In this paragraph I see, one of my core struggles: I want to be everything. Glamourous one day, an earth child the next; an explorer seeing everything one year, someone who is intensely dedicated to deep understanding of one organ the next. I don’t want to have to choose: I want it all.
Can you have it all, as long as it you don’t demand that you have it all right now? Over the span of a lifetime could you have it all?
While maybe not as frantically grabby and greedy as demanding, “I want it, and I want it NOW,” wanting it all over the course of a lifetime is ill fated too. In choosing breadth of experience, you generally must sacrifice depth of experience. The affirmation of one thing, is a closing of the door on thousands of other things.

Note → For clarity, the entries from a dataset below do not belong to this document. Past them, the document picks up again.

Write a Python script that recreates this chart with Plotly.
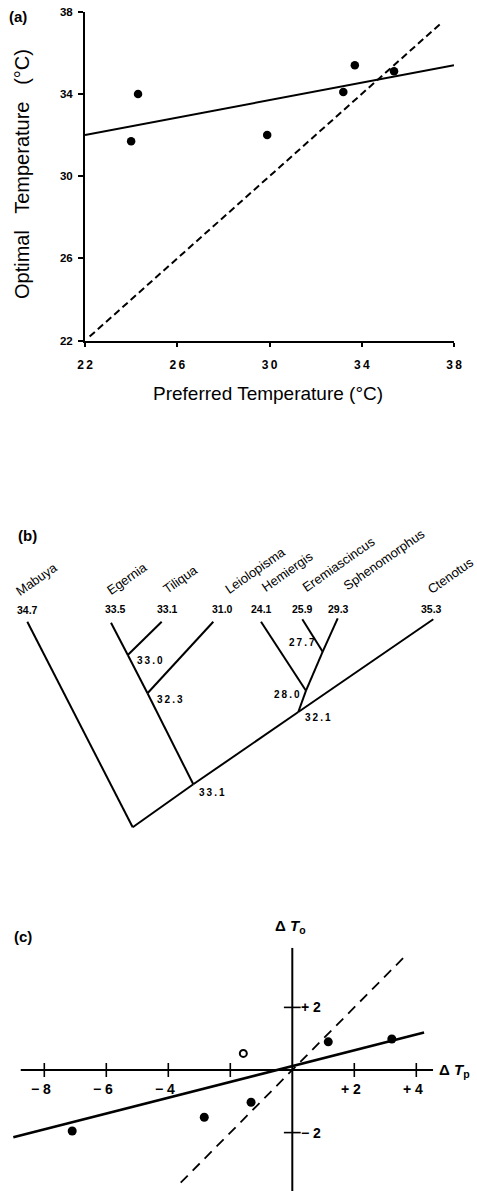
import plotly.graph_objects as go
import plotly.io as pio

pio.templates.default = "none"

FONT = "Liberation Sans, Arial, Helvetica, sans-serif"
W, H = 477, 1191

# ---------------- Panel (a) data ----------------
pref_temp = [24.0, 24.3, 29.9, 33.2, 33.7, 35.4]
opt_temp = [31.7, 34.0, 32.0, 34.1, 35.4, 35.1]
fit_x = [22.0, 38.0]
fit_y = [32.0, 35.4]
equal_x = [22.2, 37.5]
equal_y = [22.2, 37.5]
a_ticks = [22, 26, 30, 34, 38]

# ---------------- Panel (b) data (cladogram) ----------------
species = ["Mabuya", "Egernia", "Tiliqua", "Leiolopisma", "Hemiergis",
           "Eremiascincus", "Sphenomorphus", "Ctenotus"]
tip_values = ["34.7", "33.5", "33.1", "31.0", "24.1", "25.9", "29.3", "35.3"]
tip_x = [27.3, 111.0, 161.7, 213.3, 261.0, 302.3, 337.7, 433.3]
tip_y = [621.7, 622.7, 621.7, 621.7, 621.7, 619.3, 618.3, 619.3]

node_names = ["n330", "n323", "n331", "n277", "n280", "n321", "root"]
node_values = ["33.0", "32.3", "33.1", "27.7", "28.0", "32.1", ""]
node_x = [127.8, 147.5, 193.3, 322.7, 306.0, 298.3, 132.7]
node_y = [655.0, 693.3, 784.3, 651.7, 690.7, 712.0, 827.3]

edges = [("Mabuya", "root"), ("Egernia", "n330"), ("n330", "n323"),
         ("n323", "n331"), ("Tiliqua", "n330"), ("Leiolopisma", "n323"),
         ("n331", "root"), ("Ctenotus", "n321"), ("n321", "n331"),
         ("Hemiergis", "n280"), ("n280", "n321"), ("Eremiascincus", "n277"),
         ("Sphenomorphus", "n277"), ("n277", "n280")]

# ---------------- Panel (c) data ----------------
dTp_filled = [-7.1, -2.84, -1.33, 1.16, 3.21]
dTo_filled = [-1.95, -1.51, -1.03, 0.90, 0.99]
dTp_open = [-1.58]
dTo_open = [0.53]
c_fit_x = [-9.0, 4.25]
c_fit_y = [-2.15, 1.20]
c_eq_x = [-3.6, 3.6]
c_eq_y = [-3.6, 3.6]
c_xticks = [-8, -6, -4, -2, 2, 4]
c_xlabels = {-8: "\u2212 8", -6: "\u2212 6", -4: "\u2212 4", 2: "+ 2", 4: "+ 4"}
c_yticks = [2, -2]
c_ylabels = {2: "+ 2", -2: "\u2212 2"}
c_xaxis_span = [-8.76, 4.54]
c_yaxis_span = [-3.9, 3.9]

fig = go.Figure()

# ---- (a)
fig.add_trace(go.Scatter(x=equal_x, y=equal_y, mode="lines",
                         line=dict(color="black", width=2, dash="7px,4px"),
                         xaxis="x", yaxis="y"))
fig.add_trace(go.Scatter(x=fit_x, y=fit_y, mode="lines",
                         line=dict(color="black", width=2),
                         xaxis="x", yaxis="y"))
fig.add_trace(go.Scatter(x=pref_temp, y=opt_temp, mode="markers",
                         marker=dict(color="black", size=8.5),
                         xaxis="x", yaxis="y", cliponaxis=False))

# ---- (b)
pos = {n: (x, y) for n, x, y in zip(species, tip_x, tip_y)}
pos.update({n: (x, y) for n, x, y in zip(node_names, node_x, node_y)})
ex, ey = [], []
for a, b in edges:
    ex += [pos[a][0], pos[b][0], None]
    ey += [pos[a][1], pos[b][1], None]
fig.add_trace(go.Scatter(x=ex, y=ey, mode="lines",
                         line=dict(color="black", width=2),
                         xaxis="x2", yaxis="y2"))

# ---- (c)
fig.add_trace(go.Scatter(x=c_xaxis_span, y=[0, 0], mode="lines",
                         line=dict(color="black", width=2),
                         xaxis="x3", yaxis="y3"))
fig.add_trace(go.Scatter(x=[0, 0], y=c_yaxis_span, mode="lines",
                         line=dict(color="black", width=2),
                         xaxis="x3", yaxis="y3"))
fig.add_trace(go.Scatter(x=c_xticks, y=[0] * len(c_xticks), mode="markers",
                         marker=dict(symbol="line-ns", size=10,
                                     line=dict(color="black", width=1.6)),
                         xaxis="x3", yaxis="y3"))
fig.add_trace(go.Scatter(x=[0] * len(c_yticks), y=c_yticks, mode="markers",
                         marker=dict(symbol="line-ew", size=12,
                                     line=dict(color="black", width=1.6)),
                         xaxis="x3", yaxis="y3"))
fig.add_trace(go.Scatter(x=c_eq_x, y=c_eq_y, mode="lines",
                         line=dict(color="black", width=1.8, dash="10px,7px"),
                         xaxis="x3", yaxis="y3"))
fig.add_trace(go.Scatter(x=c_fit_x, y=c_fit_y, mode="lines",
                         line=dict(color="black", width=2.6),
                         xaxis="x3", yaxis="y3"))
fig.add_trace(go.Scatter(x=dTp_filled, y=dTo_filled, mode="markers",
                         marker=dict(color="black", size=9),
                         xaxis="x3", yaxis="y3"))
fig.add_trace(go.Scatter(x=dTp_open, y=dTo_open, mode="markers",
                         marker=dict(symbol="circle-open", color="black", size=7,
                                     line=dict(width=2)),
                         xaxis="x3", yaxis="y3"))

ann = []
for txt, px, py in [("(a)", 18, 17), ("(b)", 27, 535), ("(c)", 23, 936)]:
    ann.append(dict(text="<b>%s</b>" % txt, x=px / W, y=1 - py / H, xref="paper", yref="paper",
                    showarrow=False, font=dict(size=15, family=FONT, color="black"),
                    xanchor="center", yanchor="middle"))
ann.append(dict(text="Preferred Temperature (°C)", x=268 / W, y=1 - 393 / H,
                xref="paper", yref="paper", showarrow=False,
                font=dict(size=19, family=FONT, color="black"),
                xanchor="center", yanchor="middle"))
ann.append(dict(text="Optimal   Temperature   (°C)", x=22 / W, y=1 - 174 / H,
                xref="paper", yref="paper", showarrow=False, textangle=-90,
                font=dict(size=20, family=FONT, color="black"),
                xanchor="center", yanchor="middle"))

name_centers = [(36, 579), (127, 578), (180, 579), (255, 570), (287.5, 571.7),
                (338.3, 564), (384, 559), (450.5, 575)]
for name, (cx, cy) in zip(species, name_centers):
    ann.append(dict(text=name, x=cx, y=cy, xref="x2", yref="y2", showarrow=False,
                    textangle=-35, font=dict(size=13, family=FONT, color="black"),
                    xanchor="center", yanchor="middle"))
value_centers = [(27, 609.5), (115, 609.3), (167, 609.3), (222.7, 609.3),
                 (261, 609.3), (302, 609), (338, 608.7), (431, 608.7)]
for val, (cx, cy) in zip(tip_values, value_centers):
    ann.append(dict(text="<b>%s</b>" % val, x=cx, y=cy, xref="x2", yref="y2",
                    showarrow=False, font=dict(size=10.5, family=FONT, color="black"),
                    xanchor="center", yanchor="middle"))
node_label_centers = [(150, 660), (170, 699), (212.3, 792.7), (301.7, 642.7),
                      (287.3, 694.3), (318.3, 717.7)]
for val, (cx, cy) in zip(node_values, node_label_centers):
    ann.append(dict(text="<b>%s</b>" % "\u2009".join(val), x=cx, y=cy, xref="x2", yref="y2",
                    showarrow=False, font=dict(size=10, family=FONT, color="black"),
                    xanchor="center", yanchor="middle"))

for v, t in c_xlabels.items():
    ann.append(dict(text="<b>%s</b>" % t, x=v, y=0, xref="x3", yref="y3",
                    showarrow=False, xshift=-3, yshift=-19,
                    font=dict(size=14, family=FONT, color="black"),
                    xanchor="center", yanchor="middle"))
for v, t in c_ylabels.items():
    ann.append(dict(text="<b>%s</b>" % t, x=0, y=v, xref="x3", yref="y3",
                    showarrow=False, xshift=7,
                    font=dict(size=14, family=FONT, color="black"),
                    xanchor="left", yanchor="middle"))
ann.append(dict(text="<b>\u0394 <i>T</i><sub>o</sub></b>", x=0, y=c_yaxis_span[1],
                xref="x3", yref="y3", showarrow=False, yshift=10, xshift=-2,
                font=dict(size=15, family=FONT, color="black"),
                xanchor="center", yanchor="bottom"))
ann.append(dict(text="<b>\u0394 <i>T</i><sub>p</sub></b>", x=c_xaxis_span[1], y=0,
                xref="x3", yref="y3", showarrow=False, xshift=4,
                font=dict(size=15, family=FONT, color="black"),
                xanchor="left", yanchor="middle"))

fig.update_layout(
    width=W, height=H, margin=dict(l=0, r=0, t=0, b=0, pad=0), autosize=False,
    paper_bgcolor="white", plot_bgcolor="rgba(0,0,0,0)", showlegend=False,
    font=dict(family=FONT, color="black"),
    xaxis=dict(domain=[85 / W, 454 / W], range=[22, 38], anchor="y", automargin=False,
               showline=True, linecolor="black", linewidth=2, mirror=False,
               ticks="outside", ticklen=4, tickwidth=1.5, tickcolor="black",
               tickvals=a_ticks, ticktext=["<b>%s</b>" % "\u2009".join(str(t)) for t in a_ticks],
               tickfont=dict(size=12, family=FONT, color="black"),
               ticklabelstandoff=8, showgrid=False, zeroline=False),
    yaxis=dict(domain=[1 - 340.7 / H, 1 - 11.7 / H], range=[22, 38], anchor="x", automargin=False,
               showline=True, linecolor="black", linewidth=2,
               ticks="outside", ticklen=5, tickwidth=1.5, tickcolor="black",
               tickvals=a_ticks, ticktext=["<b>%s</b>" % t for t in a_ticks],
               tickfont=dict(size=11.5, family=FONT, color="black"),
               ticklabelstandoff=3, showgrid=False, zeroline=False),
    xaxis2=dict(domain=[0, 1], range=[0, W], anchor="y2", visible=False, automargin=False),
    yaxis2=dict(domain=[1 - 850 / H, 1 - 500 / H], range=[850, 500], anchor="x2",
                visible=False, automargin=False),
    xaxis3=dict(domain=[0, 1], range=[-292.3 / 31, (W - 292.3) / 31], anchor="y3",
                visible=False, automargin=False),
    yaxis3=dict(domain=[0, 1 - 900 / H], range=[-(H - 1070) / 31.3, (1070 - 900) / 31.3],
                anchor="x3", visible=False, automargin=False),
    annotations=ann,
)

fig.write_html("out.html", config={"displayModeBar": False},
               post_script="document.body.style.margin='0';"
                           "document.body.style.overflow='hidden';")
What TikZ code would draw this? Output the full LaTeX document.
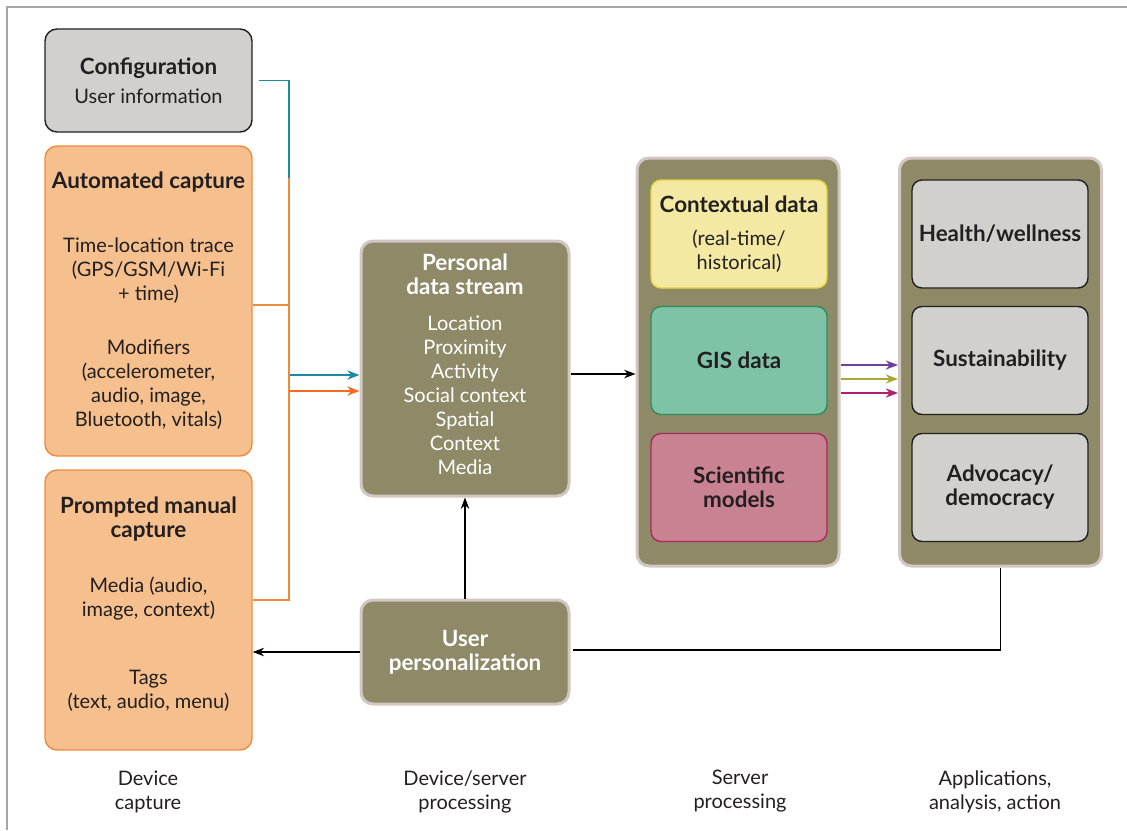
\documentclass[tikz,border=0pt]{standalone}
\usepackage{fontspec}
\setmainfont{Lato}
\usepackage{tikz}
\usetikzlibrary{arrows.meta}
\definecolor{boxgray}{HTML}{D1D0CC}
\definecolor{orangefill}{HTML}{F6C08E}
\definecolor{orangeedge}{HTML}{F08A3C}
\definecolor{orangearrow}{HTML}{F26B21}
\definecolor{tealline}{HTML}{1E8AA0}
\definecolor{olivefill}{HTML}{8E8A68}
\definecolor{oliveedge}{HTML}{D3C7C3}
\definecolor{ctxfill}{HTML}{F4E9A3}
\definecolor{ctxedge}{HTML}{E6D140}
\definecolor{gisfill}{HTML}{7FC3A6}
\definecolor{gisedge}{HTML}{2F8A5C}
\definecolor{scifill}{HTML}{C98292}
\definecolor{sciedge}{HTML}{A8285F}
\definecolor{arrowA}{HTML}{7040A0}
\definecolor{arrowB}{HTML}{A8A83A}
\definecolor{arrowC}{HTML}{B0206A}
\definecolor{textdark}{HTML}{231F20}
\newcommand{\boxtitle}[1]{{\fontsize{11.2}{12}\selectfont\bfseries #1}}
\tikzstyle{gbox} = [draw=textdark, fill=boxgray, rounded corners=6pt, line width=0.7pt, align=center, text=textdark]
\tikzstyle{obox} = [draw=orangeedge, fill=orangefill, rounded corners=6pt, line width=0.7pt, align=center, text=textdark, minimum width=103.5pt]
\tikzstyle{olivebox} = [draw=oliveedge, fill=olivefill, rounded corners=6pt, line width=1.5pt, align=center, text=white]
\tikzstyle{ibox} = [rounded corners=5pt, line width=0.7pt, align=center, text=textdark, minimum width=88pt, minimum height=54pt]
\tikzstyle{steplabel} = [align=center, text=textdark]

\begin{document}
\begin{tikzpicture}[x=0.5pt, y=-0.5pt, >=Stealth, every node/.style={font=\fontsize{10}{12}\selectfont}]
    \useasboundingbox (0,0) rectangle (1127,830);
    \draw [black!35, line width=0.8pt] (7,830) -- (7,7) -- (1127,7);

    % device capture
    \node (config) [gbox, minimum width=103.5pt, minimum height=51.5pt] at (148.5,80.5)
        {\boxtitle{Configuration}\\[2.5pt]User information};
    \node (auto) [obox, minimum height=155pt] at (148.5,301)
        {\boxtitle{Automated capture}\\[20pt]Time-location trace\\(GPS/GSM/Wi-Fi\\+ time)\\[15pt]Modifiers\\(accelerometer,\\audio, image,\\Bluetooth, vitals)};
    \node (prompt) [obox, minimum height=140pt] at (148.5,610)
        {\boxtitle{Prompted manual}\\\boxtitle{capture}\\[15.5pt]Media (audio,\\image, context)\\[22pt]Tags\\(text, audio, menu)\\[-4.5pt]};

    % device/server processing
    \node (pds) [olivebox, minimum width=104pt, minimum height=127.5pt] at (465,368.5)
        {\boxtitle{Personal}\\\boxtitle{data stream}\\[6pt]Location\\Proximity\\Activity\\Social context\\Spatial\\Context\\Media\\[-8pt]};
    \node (userp) [olivebox, minimum width=104pt, minimum height=52pt] at (465,652)
        {\boxtitle{User}\\\boxtitle{personalization}};

    % server processing
    \node (server) [olivebox, minimum width=101pt, minimum height=204pt] at (738,362) {};
    \node (ctx) [ibox, draw=ctxedge, fill=ctxfill] at (739,234)
        {\boxtitle{Contextual data}\\[4.5pt](real-time/\\historical)};
    \node (gis) [ibox, draw=gisedge, fill=gisfill] at (739,360.5) {\boxtitle{GIS data}};
    \node (sci) [ibox, draw=sciedge, fill=scifill] at (739,487.5) {\boxtitle{Scientific}\\\boxtitle{models}};

    % applications
    \node (apps) [olivebox, minimum width=101pt, minimum height=204pt] at (1000.5,362) {};
    \node (health) [ibox, draw=textdark, fill=boxgray] at (1000,234) {\boxtitle{Health/wellness}};
    \node (sust) [ibox, draw=textdark, fill=boxgray] at (1000,360.5) {\boxtitle{Sustainability}};
    \node (adv) [ibox, draw=textdark, fill=boxgray] at (1000,487.5) {\boxtitle{Advocacy/}\\\boxtitle{democracy}};

    % column labels
    \node (lab1) [steplabel] at (148,791.5) {Device\\capture};
    \node (lab2) [steplabel] at (465,791.5) {Device/server\\processing};
    \node (lab3) [steplabel] at (740,791.5) {Server\\processing};
    \node (lab4) [steplabel] at (995,791.5) {Applications,\\analysis, action};

    % connectors
    \coordinate (busT) at (289,178);
    \coordinate (busM) at (289,305);
    \coordinate (busB) at (289,600);
    \coordinate (tealA) at (289,375);
    \coordinate (orA) at (289,391);
    \draw [tealline, line width=0.7pt] ([xshift=3pt]config.east) -| (busT) -- (tealA);
    \draw [tealline, line width=0.7pt, ->] (tealA) -- (tealA -| pds.west);
    \draw [orangeedge, line width=0.7pt] (auto.east |- busM) -- (busM);
    \draw [orangeedge, line width=0.7pt] (busT) -- (busB) -- (busB -| prompt.east);
    \draw [orangearrow, line width=0.7pt, ->] (orA) -- (orA -| pds.west);

    \coordinate (pdsout) at ([yshift=-2.75pt]pds.east);
    \draw [->, line width=0.6pt] (pdsout) -- (pdsout -| server.west);
    \foreach \dy/\col in {-1.5/arrowA, -8.5/arrowB, -15.5/arrowC} {
        \coordinate (sv) at ([yshift=\dy pt]server.east);
        \draw [\col, line width=0.7pt, ->] (sv) -- (sv -| apps.west);
    }
    \draw [->, line width=0.6pt] (userp.north) -- (pds.south);
    \draw [line width=0.6pt] (apps.south) |- ([xshift=1pt, yshift=1pt]userp.east);
    \draw [->, line width=0.6pt] (userp.west) -- (userp.west -| prompt.east);
\end{tikzpicture}
\end{document}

It is so much easier to understand hubris in another human than it is to understand hubris in our own particular lives. As I’ve watched my dad, who was always the wisest and kindest person I know, reveal unwise and unkind parts of himself this last year, I’ve found myself reviling from his hubris of believing he could continue to engage in the same way with the family he formed in in the 1980s, and fully engage with the family he secretly formed, and then brought into the light in 2019.
His surprise at the loss—that he couldn’t have it both ways, unmoors me. And then, I remember, I share his affliction. I want all the lives. I, also want to live outside the rules of the natural world. So I am trying to not shrink back from my own hubris. Trying to not do the old routine of sticking my head in the sand, and with my fingers crossed that someday there will be a solution where a person doesn’t have to live with loss—where they just get to have all the goodies. And instead, I am trying to really, really see what I have in my life, and to love it deeply before it is gone. Because our lights are all burning out, and to have wasted the shine searching around one more corner for one more option, instead of seeing what is right here, in the glow of candle right before me, feels like the tragedy of a lifetime.